Insights & Actions for Healthy Living
Why a Healthy Microbiome is Important and Tips for Keeping It That Way

Why a Healthy Microbiome is Important and Tips for Keeping It That Way

Everyone wants to stay healthy and keep their families healthy too.

We know we should eat right and get moving but have we stopped to consider how our gut health can influence our total health?

Okay, probably not. Let’s change that.

Keeping your microbiome in balance will help you avoid feeling fatigued, prevent certain diseases, control food allergies, manage our weight and even help our mood.

What is a microbiome you ask?

Do we all have microbiota?
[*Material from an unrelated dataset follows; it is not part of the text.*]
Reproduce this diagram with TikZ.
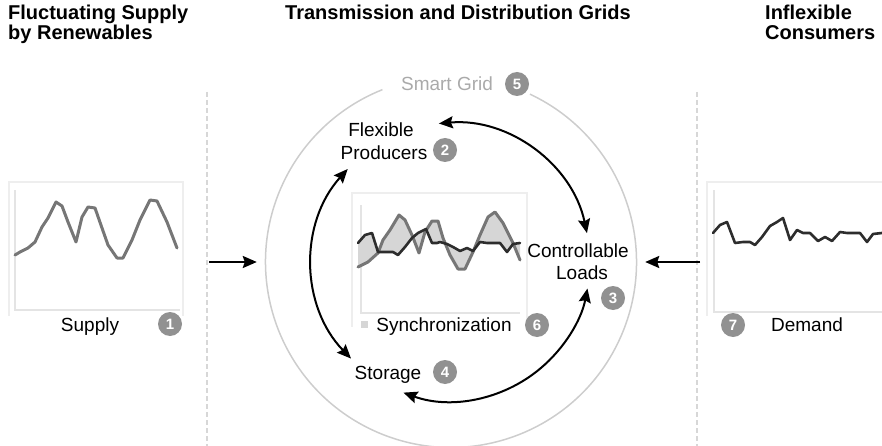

We sure do!

Microbiome is a term for all the microbes in our bodies. It consists of 100 trillion symbiotic microbial cells, primarily bacteria in the gut or gastrointestinal (GI) tract.

Microbes include these living organisms — bacteria, fungus, protozoa and viruses, but in the gut we focus on bacteria.

Our microbiota can weigh 2-3 pounds and is individual to us. Our microbiome is normal microflora that perform important bodily functions especially throughout our GI tract.

What Our Microbiome Does for Us

The bacteria in our GI tract works hard to keep us healthy. When it gets out of balance our overall health not just our bowel movements can be negatively affected.

Our GI tracts work to:

  1. Support our immune response. Did you know that 70% of our immune system is in the GI tract?
  2. Helps to digest food that our GI tract has not been able to digest
  3. Helps produce Vitamins K and B-12
  4. Improves insulin sensitivity
  5. Produces short chain fatty acids which help clean bowel and reduce inflammation
  6. Assists with bile metabolism
  7. Counteracts inflammation
  8. Helps renew cells in the gut mucosal lining
  9. Ensures proper digestive functions
  10. May play a role in our body weight

Keeping Our Microbiome in Balance

It is important to keep our GI tract bacteria or flora in a balanced state. The term for gut bacteria balance is symbiosis and means that the gut is in harmony so that it can have optimal function.

When our gut bacteria is out of balance or dysbiosis, we can lose the integrity of the mucosal lining which can allow our gut to be breached leading to an inflammatory response. When our bodies react with an inflammatory response because it believes we need healing, we can feel symptoms all over not just with an irregular bowel movement.

When our GI tract flora is in balance, it can help resolve inflammation, and maintain the barrier integrity to keep us well.

Doing these things will help strengthen your microbiome/GI tract flora:

  • Consume a high fiber diet.
  • Accept exposure to microbes – “play in the dirt.”
  • Reduce antimicrobial product use.
  • Include sources of probiotics (live microorganisms) and prebiotics (undigestible food compounds used by gut bacteria for fermentation).
  • Eat a healthy diet – unprocessed, unsweetened , whole, organic/local, traditionally fermented, minimal sugar, avoid pesticides, avoid chlorinated water.
  • Have favorable genetics (okay, that’s not something about which we can do anything, but it still matters).
  • Reduce usage of antibiotics – antibiotics should be used sparingly because they kill both bad AND good microbiota resulting in imbalance. It can take months for some bacteria to recover from antibiotic use and some people may not fully recover after prolonged use. Use of natural antibiotics can have less negative effect on our good gut flora (oregano oil, manuka honey, garlic, colloidal silver, Echinacea). We may also want to avoid meat, poultry and eggs treated or fed products with antibiotics.
  • Exercise – exercise can impact the amount and type of gut bacteria.
  • Environment – decrease exposure to toxins.

Just because GI function appears normal, other signs may be present showing imbalance – such as allergy, fatigue, and symptoms of illness outside of our gut.

Advertising tells us that eating a certain yogurt will help keep us regular but it takes more than that to keep our microbiome in a state of balanced health.

We need a more holistic approach to maintaining our gut health.

The more we learn through research and investigation about the microbiome, the better able we are to impact our health proactively. Making a few changes to our eating habits and lifestyle can keep us and our families healthy.